Rogers, a former Leeds United player came out as gay in 2013, after retiring from English football. He signed a contract to play for US team LA Galaxy.
He said: “In a perfect world it wouldn’t be in Russia – we’d boycott and they’d move it somewhere else.
“But that’s never going to happen. FIFA is corrupt… it’s run by racist, sexist homophobic dudes, who are in charge and put their buddies in charge. It’s pretty bad.
“If I were on the team I’d go – I’d have glitter, I’d make sure people knew I was gay so I could be present and people would know.”
He joked: “I’d have, like, a tiara.”
Rogers explained previously: “I think what I’ve learned from my experience of coming out, and being present in the locker room, is that by being there it is more of a statement than boycotting or something like that.
“So if I were to go to Russia or Qatar then I would do it, and I would be extremely flamboyant about it.”
He said of attitudes in US Major League Soccer: “It’s very much changing in the MLS – I have friends in every team and they tell me how things have changed, the sensitivity to using certain words and stuff like that.
“That being said, the next two World Cups are in places that are extremely homophobic and there aren’t really any out footballers around Europe or South America so it hasn’t really changed that much.”
He said: “In the heat of the last fifteen minutes of the game a player from the opposing team called me a ‘queer’ repeatedly.
“To be honest my initial reaction was one of shock. This is my fourth season back in the MLS and I’ve yet to hear another player use that or any other gay slur during a game.”
He added: “I went to bed upset last night. Angry at this player and his ignorance. Angry at myself for not doing more in the moment. Sad that we still live in a time where this kind of intolerance still exists in my sport and elsewhere.
“And if I’m being honest, I was even a bit ashamed that a single word could make me feel, even just for a moment, all the awful feelings I felt for so many years: small, less than, wrong, and unworthy of love and respect by my family or god forbid by my teammates.”
He continued: “I’m thankful for the many players on my team and even the opposing one who apologised to me for one man’s actions.
“Today, I woke up grateful to work in an organisation filled with so many players and coaches who have worked hard to practice tolerance of everyone and to help change a culture.
“I am proud more than ever that I had the courage to come out as a queer man.

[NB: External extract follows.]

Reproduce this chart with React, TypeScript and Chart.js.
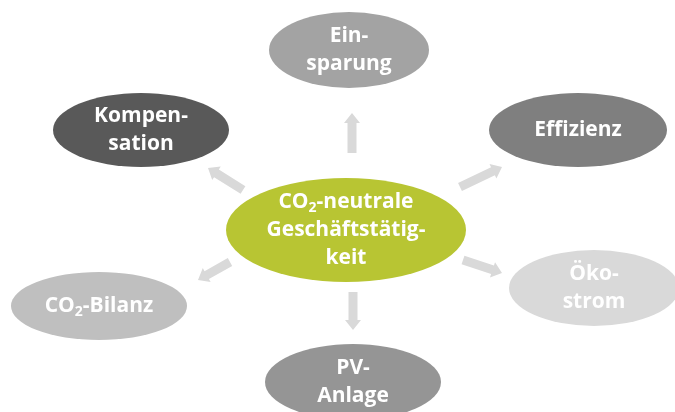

I feel so fortunate to have gotten to share my story with others and to have gotten to play this sport I love so much as an openly gay person.
“I am, more than ever, thankful to have teammates and a family that love and support me for the son, brother, partner, father and queer player that I am.
“I’m encouraging, as I did when I came out four years ago, all athletes to find the courage within themselves to come out.
“Listen, only you know when and how it’s best for you to live your truth and share your story, but each one of you that chooses to make this courageous step is not just vastly improving your own life but literally saving others.”